Film room: BJ & Mo analyse struggles for Tatum and Celtics
It wouldn’t make much sense to lay all of the blame at Tatum’s door. Basketball is a team game, people often forget that.
With that in mind, Sky Sports NBA pundits BJ Armstrong and Mo Mooncey hit the film room a closer look at where he and the Boston offense as a whole have struggled.
Watch the two experts break it down in our video above.
How Tatum’s maiden NBA Finals compares to his hero Kobe
A glance at the stats from his hero Kobe Bryant’s first NBA Finals would provide a boost for Jayson Tatum should he need it.
Tatum revealed to reporters he watched clips of Bryant prior to being crowned the inaugural Eastern Conference Finals MVP, when the Celtics eliminated the Miami Heat in Game 7 after a hard-fought series.
“Everybody knows how much he meant to me, how much he meant to the world, how much he meant to the game of basketball,” Tatum told Sky Sports earlier in the series. “He was my inspiration. He was my favourite player. He’s the reason why I fell in love with basketball.”
But Kobe relied on the dominance of Shaquille O’Neal to pick up his first ring in the 2000 NBA Finals. In six games with the Los Angeles Lakers, the late, great Mamba averaged just 15.6 points per game, 4.6 rebounds and 4.2 assists on 36.7 per cent from the field and 20 per cent from 3-point range.
Jayson Tatum’s NBA Finals averages
- 23.2 points per game
- 7.6 rebounds per game
- 7.0 assists per game
- 3.6 turnovers per game
- Field goal attempts: 37.3 per cent
- 3-pointer attempts: 47.5 per cent
As we can see by glancing at the box above, Tatum is significantly better in every statistical category than his hero, with the exception of turnovers – which we’ve already looked at – and his percentage from the field which is only slightly better due to his struggles inside the 3-point line during this series. From beyond the arc, though, he is smashing it. If he can find a way to unlock scoring in and around the paint in Game 6, and potentially Game 7, that could turn the tide of the series.
The size of the task facing Tatum and Celtics
The huge Game 5 outlier aside, Stephen Curry is having one of the all-time best NBA Finals runs from a single player and the Golden State Warriors, as a team, are a bonafide dynasty – they can certainly underline that fact by wrapping up a fourth title in eight years, with a team packed full of talent and championship pedigree.
The Warriors are happy to pay the luxury tax for a reason, to hold on to all that talent, and if Boston somehow manage to pull off a remarkable pair of victories, it would go down in history as one of the team’s greatest championship wins – even if it would be an NBA-record 18th for the franchise – based solely on the quality of the opposition and the current hole the Celtics find themselves them in.

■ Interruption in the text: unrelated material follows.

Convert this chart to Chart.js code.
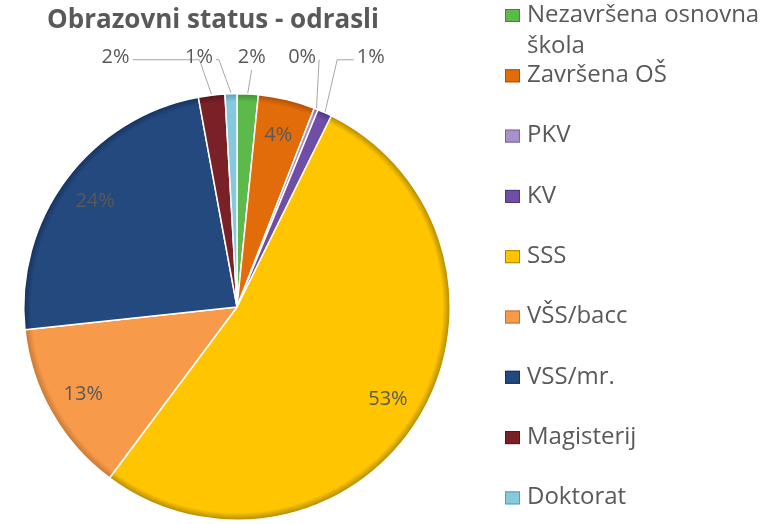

Looking back historically, only one team has ever won three Game 7s in a single postseason, with the Lakers doing it in 1988, beating Utah, Dallas and Detroit at home on the way to a repeat title.
Boston would have to do it by winning two Game 7s on the road, something that has never been done in a single postseason.
“You better be confident, right?” Tatum said. “We ain’t got to win two in one day. We just got to win one game on Thursday. We’ve been in this situation before. So it’s not over. Got to win on Thursday. That’s all we got to worry about right now.”